Tuesday, September 28, 2017
11:45 am - 1:15 pm
Forum for Scholars and Publics
Duke's West Campus Quad
011 Old Chem
A light lunch will be served.
Who are Israeli settlers? What is the Israeli settlement project? Is settlement synonymous with occupation? Having recently returned from fieldwork in Israel/Palestine, anthropologist Joyce Dalsheim will share insights from the field. She will discuss the case of religiously motivated Jewish settlers, the question of what constitutes Israeli Occupation, and Israeli opposition to ongoing settlement in post-1967 Israeli occupied territories. Her talk will raise questions about how perceived social, religious, and political divisions among Israeli Jews may disguise fundamental similarities and work toward promoting a political project many claim to oppose.
Cosponsored by the Duke Center for Jewish Studies, the Forum for Scholars and Publics, the Franklin Humanities Institute, and the Duke University Middle East Studies Center.
Cover Art: David Reeb.
A PART OF THE SPEAKER SERIES,
"50 Years of Occupation, 1967-2017: Israel/Palestine, Histories and Futures"
SEPTEMBER 28 - Joyce Dalsheim, "The Anthropologist and the Settler: Updates From the Field in Israel/Palestine"
OCTOBER 2 - Diana Allan, "Still Life: Experiences of Palestinian Exile"
OCTOBER 20 - Lisa Hajjar, "International Law and Fifty Years of Occupation"
OCTOBER 26 - Amahl Bishara, "Posting While Palestinian: Shifting Bounds for Expression in the West Bank and Israel"
NOVEMBER 9 - Helen Yanovsky, "Human Rights on Camera in the Palestinian West Bank"
NOVEMBER 16 - Daniel Seidemann, "Jerusalem Fifty Years On: United or Occupied?"
DECEMBER 5 - Lara Friedman, "Enabler or Peacemaker? U.S. Policy and the Israeli-Palestinian Conflict"

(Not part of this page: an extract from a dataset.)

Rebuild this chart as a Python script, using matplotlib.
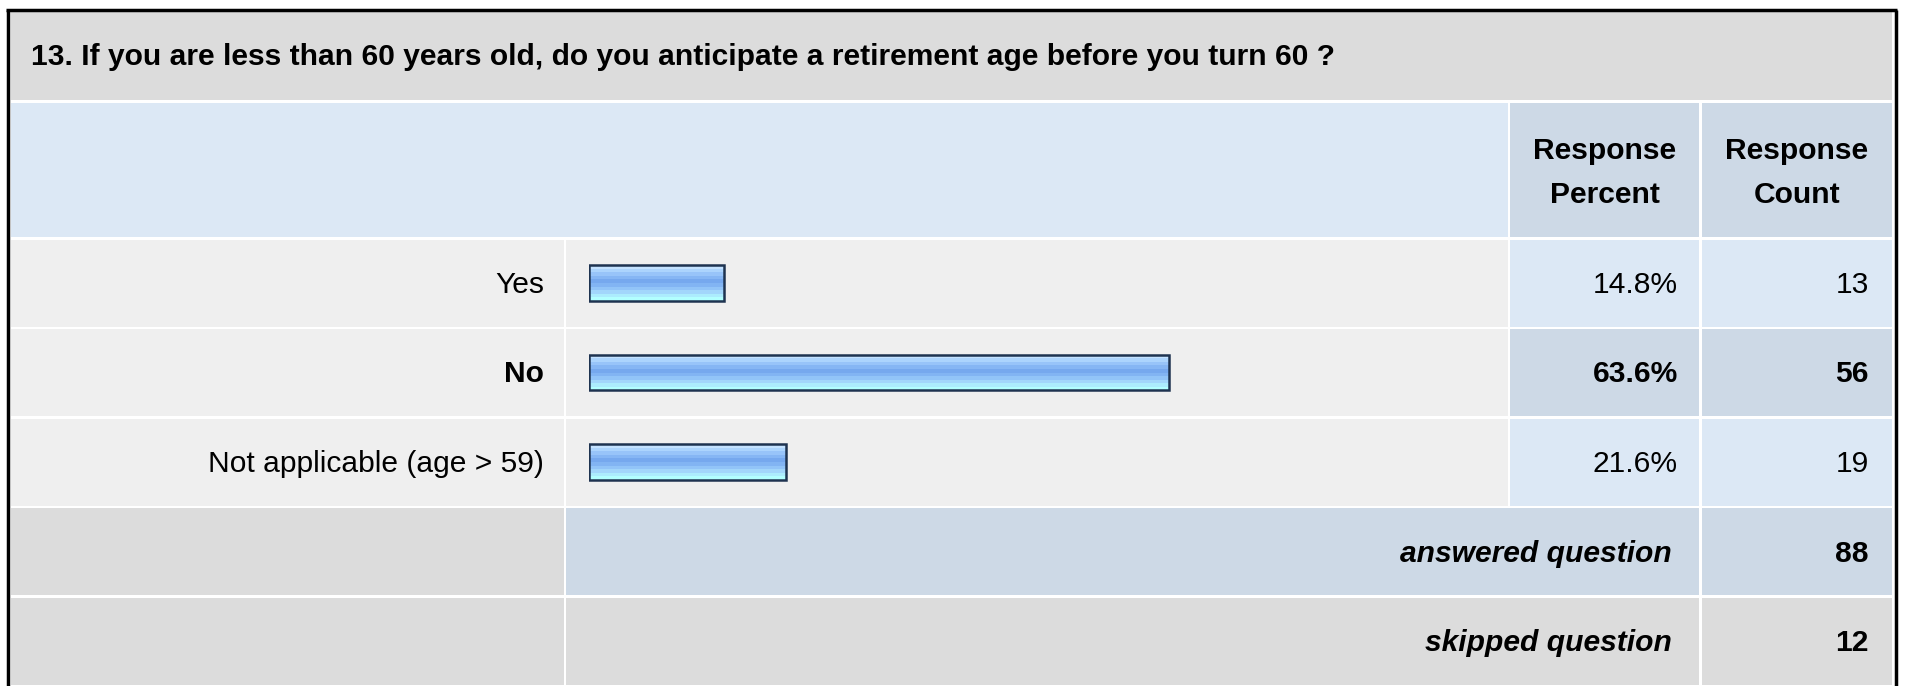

University of North Carolina, Charlotte
Joyce Dalsheim is a cultural anthropologist in the Department of Global Studies at UNC Charlotte. Her work deals with issues of nationalism, religion and the secular, and conflict, primarily in Israel/Palestine. She has written about conflicts over the Jewish settlement project in Israeli Occupied Territories, the moral grounds of conventional peacemaking, and how contemporary critical and postcolonial theory illuminate issues of sovereignty, citizenship, and alterity among national majority populations. She is author of Unsettling Gaza: Secular Liberalism, Radical Religion and the Israeli Settler Project (Oxford University Press, 2011), and Producing Spoilers: Peacemaking and the Production of Enmity in a Secular Age (Oxford University Press, 2014). Her current research looks at how the Jewish Question is transformed when Jews become sovereign citizens in their own nation-state.